Year in Review 2025: Accelerating Quantum‑Powered Spectroscopy at HQS
2025 got off to a spectacular start for HQS Quantum Simulations: the year began with our EIC Transition success, setting the tone for twelve months focused on scaling impact, expanding ready‑to‑use workflows, and strengthening collaborations that bring quantum methods for spectroscopy closer to real‑world use.
EIC Transition: Scaling Next‑Generation NMR
A major highlight of the year was the EIC Transition support for our project “Next‑Gen NMR Prediction and Analysis: A Cutting‑Edge Tool for High‑Precision Structure Identification (HQS‑NextNMR)”, with ~€2.5 million in funding. This enables us to accelerate the development of robust, high‑precision NMR prediction and analysis workflows—designed to make structure identification faster, more reliable, and ultimately scalable toward real‑world applications.
MatQML: Bridging Materials Problems and Quantum Machine Learning
With MatQML, we continued advancing the connection between materials‑relevant problem settings and quantum machine learning (QML) approaches. The focus is on creating structured, testable pipelines that can be evaluated against meaningful scientific targets—and that can evolve from exploratory prototypes into reusable building blocks.
QCOptSense: QML Pipelines for Optical Sensing
In QCOptSense, we progressed on translating optical sensing tasks into QML‑ready workflows. A key direction is automation: reducing manual effort in assembling end‑to‑end pipelines so sensing use cases can be benchmarked more systematically and compared across different algorithmic choices.

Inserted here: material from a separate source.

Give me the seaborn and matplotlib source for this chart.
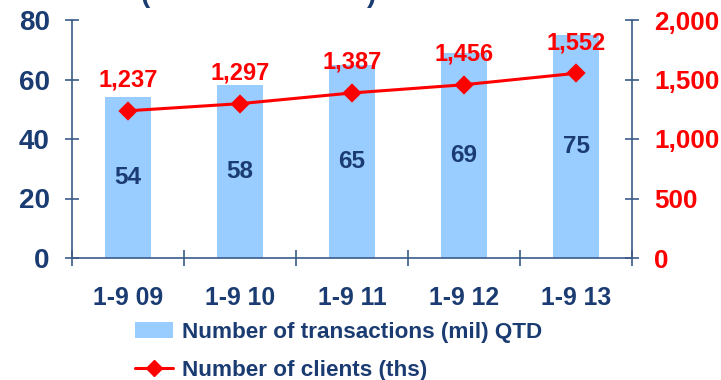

Industry Collaboration (QuaSiLaMa): TRUMPF & Fraunhofer ILT
In 2025, we also contributed to an industry‑driven collaboration as a subcontractor within the research project QuaSiLaMa, in the broader project context together with TRUMPF and Fraunhofer ILT. This work reflects our continued commitment to transferring methods and software into applied settings—where requirements are shaped by real constraints and practical success criteria.
Use Case Releases: Hands‑On Quantum Workflows on HQStage
To help users explore quantum‑enhanced spectroscopy in practice, we expanded our Use Case Releases via HQStage with new, ready‑to‑run workflows that lower the barrier from “algorithm idea” to “working evaluation.” These releases are built to support faster onboarding, clearer benchmarking, and smoother experimentation—whether directly in the browser or in a local environment.
Discover the use cases on GitHub and find various videos on our YouTube channel.
HQSpectrum: Trial Version Now Available
To make our spectroscopy tooling more accessible, we released a free trial version of HQSpectrum. The trial provides an entry point to explore workflows, gather feedback, and validate product direction, helping users and partners move from experimental ideas to repeatable analysis routines.
Publication: NMR Benchmarking and a Clear Path to Quantum Advantage
In 2025, we published the paper “What is a good use case for quantum computers?” on arXiv:2506.15426, introducing the ITBQ framework (Identify–Transform–Benchmark–Show Quantum Advantage) for evaluating quantum-computing applications. The work emphasizes that credible progress requires rigorous benchmarking against classical approaches and transparent criteria for what makes a use case meaningful. Applying ITBQ to several domains, including NMR, we highlight both the opportunities and the practical barriers that must be addressed on the path toward real quantum advantage.
Looking Ahead
analytica 2026: Live HQSpectrum Demos and Practical Spectroscopy Workflows
Next, we’re preparing to bring these developments to the community at analytica, with a particular focus on HQSpectrum and practical spectroscopy workflows. We look forward to meeting users, partners, and innovators, and to continuing the path from quantum research to usable tools in chemistry and materials science.